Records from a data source
++++++++++
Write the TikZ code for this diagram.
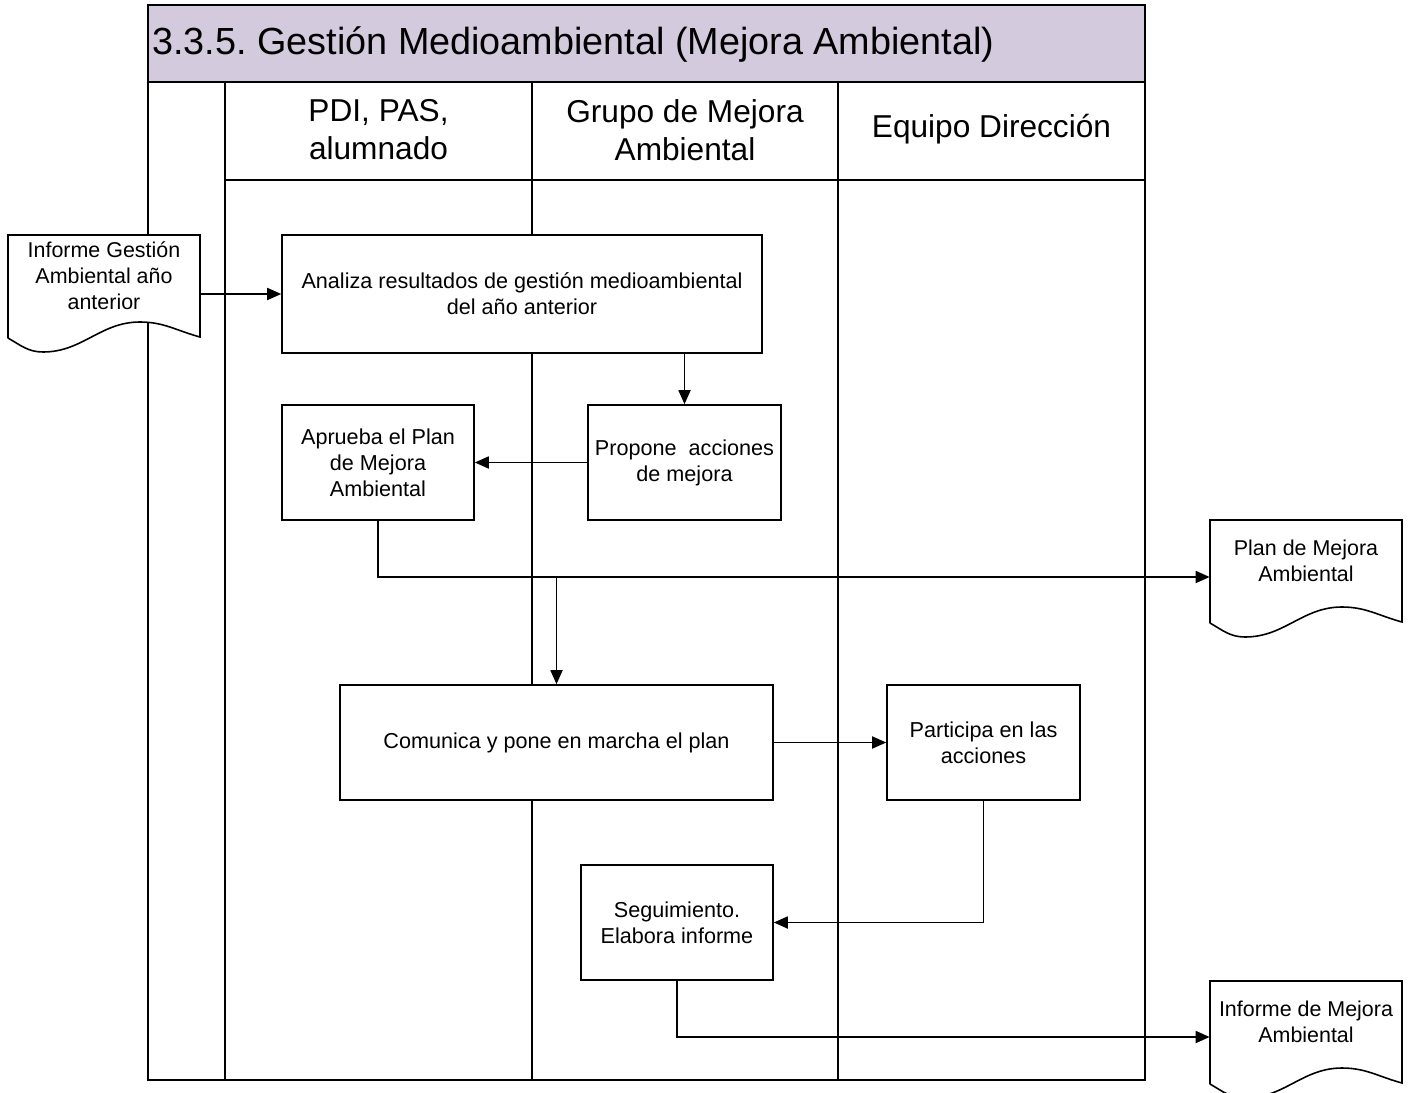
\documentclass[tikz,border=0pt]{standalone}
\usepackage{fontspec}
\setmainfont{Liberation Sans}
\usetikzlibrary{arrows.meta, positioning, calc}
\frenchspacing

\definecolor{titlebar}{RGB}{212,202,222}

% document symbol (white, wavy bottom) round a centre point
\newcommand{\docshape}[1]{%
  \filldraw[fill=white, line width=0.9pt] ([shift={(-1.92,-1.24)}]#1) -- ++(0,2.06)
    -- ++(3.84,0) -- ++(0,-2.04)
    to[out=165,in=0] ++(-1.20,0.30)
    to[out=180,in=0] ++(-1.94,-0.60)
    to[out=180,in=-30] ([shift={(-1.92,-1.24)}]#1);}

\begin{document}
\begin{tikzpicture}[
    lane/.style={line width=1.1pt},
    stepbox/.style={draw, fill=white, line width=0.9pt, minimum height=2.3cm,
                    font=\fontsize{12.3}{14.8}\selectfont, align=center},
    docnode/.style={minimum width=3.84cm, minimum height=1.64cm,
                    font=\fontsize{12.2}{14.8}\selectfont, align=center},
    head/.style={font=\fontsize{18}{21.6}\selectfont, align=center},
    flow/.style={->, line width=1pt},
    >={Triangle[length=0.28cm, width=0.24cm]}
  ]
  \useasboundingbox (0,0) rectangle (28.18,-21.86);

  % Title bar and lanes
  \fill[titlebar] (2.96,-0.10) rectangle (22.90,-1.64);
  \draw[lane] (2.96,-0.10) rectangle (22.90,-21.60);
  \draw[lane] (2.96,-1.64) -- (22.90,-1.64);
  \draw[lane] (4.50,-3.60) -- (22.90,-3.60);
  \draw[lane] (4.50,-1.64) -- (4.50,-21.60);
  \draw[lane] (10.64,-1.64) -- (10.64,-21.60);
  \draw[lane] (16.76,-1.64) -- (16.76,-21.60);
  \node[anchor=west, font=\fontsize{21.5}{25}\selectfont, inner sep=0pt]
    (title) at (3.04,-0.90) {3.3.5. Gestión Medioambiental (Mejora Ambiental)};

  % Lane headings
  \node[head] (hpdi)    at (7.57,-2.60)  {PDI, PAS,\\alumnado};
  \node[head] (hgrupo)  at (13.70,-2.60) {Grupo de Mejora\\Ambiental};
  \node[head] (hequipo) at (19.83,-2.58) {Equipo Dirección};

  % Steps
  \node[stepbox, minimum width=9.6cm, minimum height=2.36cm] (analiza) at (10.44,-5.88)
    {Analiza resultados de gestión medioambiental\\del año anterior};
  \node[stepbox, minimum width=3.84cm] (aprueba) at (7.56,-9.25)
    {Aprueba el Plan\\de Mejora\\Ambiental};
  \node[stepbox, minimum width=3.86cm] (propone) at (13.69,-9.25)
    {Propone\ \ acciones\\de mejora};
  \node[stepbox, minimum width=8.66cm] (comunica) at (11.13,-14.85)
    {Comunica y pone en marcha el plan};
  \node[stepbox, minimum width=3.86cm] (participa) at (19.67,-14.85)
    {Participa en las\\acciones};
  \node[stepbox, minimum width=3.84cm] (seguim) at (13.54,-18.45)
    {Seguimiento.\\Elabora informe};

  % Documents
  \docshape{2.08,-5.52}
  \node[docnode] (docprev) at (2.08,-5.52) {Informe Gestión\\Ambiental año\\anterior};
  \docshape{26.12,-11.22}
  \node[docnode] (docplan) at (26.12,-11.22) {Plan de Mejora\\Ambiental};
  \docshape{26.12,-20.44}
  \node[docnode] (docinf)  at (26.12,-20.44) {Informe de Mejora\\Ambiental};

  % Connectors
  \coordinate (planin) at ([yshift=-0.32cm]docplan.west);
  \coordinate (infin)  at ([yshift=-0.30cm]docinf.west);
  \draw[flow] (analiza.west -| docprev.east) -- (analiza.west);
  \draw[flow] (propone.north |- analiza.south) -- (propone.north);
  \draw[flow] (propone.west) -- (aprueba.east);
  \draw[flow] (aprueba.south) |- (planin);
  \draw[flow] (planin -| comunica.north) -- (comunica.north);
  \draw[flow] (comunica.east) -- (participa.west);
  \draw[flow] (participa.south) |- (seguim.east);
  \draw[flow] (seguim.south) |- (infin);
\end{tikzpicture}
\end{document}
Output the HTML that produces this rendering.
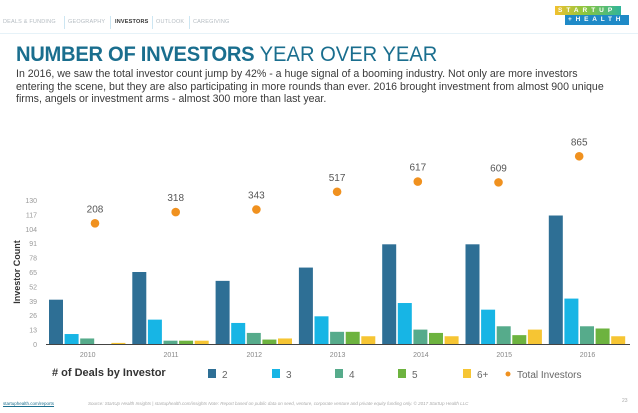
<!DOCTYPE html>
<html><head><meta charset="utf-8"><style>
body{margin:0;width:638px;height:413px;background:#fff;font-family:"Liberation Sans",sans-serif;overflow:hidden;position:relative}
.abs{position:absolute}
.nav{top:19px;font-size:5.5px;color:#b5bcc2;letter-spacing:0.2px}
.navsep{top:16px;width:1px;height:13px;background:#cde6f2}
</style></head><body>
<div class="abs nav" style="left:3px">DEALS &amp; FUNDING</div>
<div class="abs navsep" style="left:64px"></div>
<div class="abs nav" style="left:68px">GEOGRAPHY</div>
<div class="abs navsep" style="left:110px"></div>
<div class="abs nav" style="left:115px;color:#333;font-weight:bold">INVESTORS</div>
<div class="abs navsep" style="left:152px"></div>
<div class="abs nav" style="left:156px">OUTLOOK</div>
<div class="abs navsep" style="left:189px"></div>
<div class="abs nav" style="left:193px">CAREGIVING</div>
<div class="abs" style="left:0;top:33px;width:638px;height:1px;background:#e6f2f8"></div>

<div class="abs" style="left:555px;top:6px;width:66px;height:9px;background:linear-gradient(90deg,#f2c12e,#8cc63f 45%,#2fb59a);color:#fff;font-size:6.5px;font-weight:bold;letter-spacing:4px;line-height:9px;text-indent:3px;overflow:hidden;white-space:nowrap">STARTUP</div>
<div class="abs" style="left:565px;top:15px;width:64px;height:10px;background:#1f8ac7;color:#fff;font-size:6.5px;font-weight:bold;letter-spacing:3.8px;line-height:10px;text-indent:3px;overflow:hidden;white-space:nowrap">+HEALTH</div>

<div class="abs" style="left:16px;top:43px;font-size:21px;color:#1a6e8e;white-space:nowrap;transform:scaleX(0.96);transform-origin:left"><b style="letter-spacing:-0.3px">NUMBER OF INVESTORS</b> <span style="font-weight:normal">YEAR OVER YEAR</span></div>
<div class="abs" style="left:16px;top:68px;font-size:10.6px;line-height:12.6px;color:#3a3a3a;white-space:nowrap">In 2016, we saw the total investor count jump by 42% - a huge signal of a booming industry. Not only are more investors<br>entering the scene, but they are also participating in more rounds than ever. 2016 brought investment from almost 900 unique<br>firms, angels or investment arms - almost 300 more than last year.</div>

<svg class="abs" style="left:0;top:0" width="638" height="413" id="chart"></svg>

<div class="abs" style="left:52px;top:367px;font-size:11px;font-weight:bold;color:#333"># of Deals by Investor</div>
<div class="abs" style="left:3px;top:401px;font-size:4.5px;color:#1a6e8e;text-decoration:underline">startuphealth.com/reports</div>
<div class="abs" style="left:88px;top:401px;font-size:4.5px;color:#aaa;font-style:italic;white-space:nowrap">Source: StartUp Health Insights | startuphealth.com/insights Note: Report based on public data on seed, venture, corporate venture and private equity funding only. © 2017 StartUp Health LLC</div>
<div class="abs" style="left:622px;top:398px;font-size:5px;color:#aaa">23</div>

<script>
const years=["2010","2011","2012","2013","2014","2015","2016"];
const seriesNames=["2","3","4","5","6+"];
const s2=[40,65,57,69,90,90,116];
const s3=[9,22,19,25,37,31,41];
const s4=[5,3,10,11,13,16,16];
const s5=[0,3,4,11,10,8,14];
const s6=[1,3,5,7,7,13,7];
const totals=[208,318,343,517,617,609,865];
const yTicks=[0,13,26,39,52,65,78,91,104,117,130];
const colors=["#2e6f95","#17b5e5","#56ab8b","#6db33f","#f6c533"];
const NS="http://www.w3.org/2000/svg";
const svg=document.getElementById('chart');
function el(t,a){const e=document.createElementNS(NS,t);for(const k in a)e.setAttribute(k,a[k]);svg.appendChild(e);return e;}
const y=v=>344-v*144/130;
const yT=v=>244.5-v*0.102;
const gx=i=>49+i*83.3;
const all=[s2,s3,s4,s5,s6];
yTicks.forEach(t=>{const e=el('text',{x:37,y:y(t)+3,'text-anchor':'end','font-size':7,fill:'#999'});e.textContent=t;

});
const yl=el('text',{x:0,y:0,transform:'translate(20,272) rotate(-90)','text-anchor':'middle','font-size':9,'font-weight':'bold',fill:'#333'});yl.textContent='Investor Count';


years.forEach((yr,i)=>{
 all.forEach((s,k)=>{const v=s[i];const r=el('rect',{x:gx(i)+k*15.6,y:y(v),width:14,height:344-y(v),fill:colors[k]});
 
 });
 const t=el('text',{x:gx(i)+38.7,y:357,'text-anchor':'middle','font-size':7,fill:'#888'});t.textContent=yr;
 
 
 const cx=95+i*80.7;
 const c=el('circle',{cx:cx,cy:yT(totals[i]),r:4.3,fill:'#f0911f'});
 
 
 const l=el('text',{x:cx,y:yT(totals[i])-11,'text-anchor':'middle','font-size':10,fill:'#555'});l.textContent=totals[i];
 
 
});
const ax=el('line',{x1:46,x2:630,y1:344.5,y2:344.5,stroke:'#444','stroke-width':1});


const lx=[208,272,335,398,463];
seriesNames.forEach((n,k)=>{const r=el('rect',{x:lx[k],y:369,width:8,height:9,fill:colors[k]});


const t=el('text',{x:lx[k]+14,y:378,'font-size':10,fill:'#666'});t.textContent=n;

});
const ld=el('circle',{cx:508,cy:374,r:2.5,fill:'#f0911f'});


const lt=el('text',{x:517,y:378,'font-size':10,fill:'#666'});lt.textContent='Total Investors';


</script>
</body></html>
++++++++++
WHAT IS EXPECTED
Without the pictures, please reproduce each line of the listing above exactly, from the first one through the line bearing "(0,0) rectangle (28.18,-21.86);".

TASK RESULT
Write the TikZ code for this diagram.
\documentclass[tikz,border=0pt]{standalone}
\usepackage{fontspec}
\setmainfont{Liberation Sans}
\usetikzlibrary{arrows.meta, positioning, calc}
\frenchspacing

\definecolor{titlebar}{RGB}{212,202,222}

% document symbol (white, wavy bottom) round a centre point
\newcommand{\docshape}[1]{%
  \filldraw[fill=white, line width=0.9pt] ([shift={(-1.92,-1.24)}]#1) -- ++(0,2.06)
    -- ++(3.84,0) -- ++(0,-2.04)
    to[out=165,in=0] ++(-1.20,0.30)
    to[out=180,in=0] ++(-1.94,-0.60)
    to[out=180,in=-30] ([shift={(-1.92,-1.24)}]#1);}

\begin{document}
\begin{tikzpicture}[
    lane/.style={line width=1.1pt},
    stepbox/.style={draw, fill=white, line width=0.9pt, minimum height=2.3cm,
                    font=\fontsize{12.3}{14.8}\selectfont, align=center},
    docnode/.style={minimum width=3.84cm, minimum height=1.64cm,
                    font=\fontsize{12.2}{14.8}\selectfont, align=center},
    head/.style={font=\fontsize{18}{21.6}\selectfont, align=center},
    flow/.style={->, line width=1pt},
    >={Triangle[length=0.28cm, width=0.24cm]}
  ]
  \useasboundingbox (0,0) rectangle (28.18,-21.86);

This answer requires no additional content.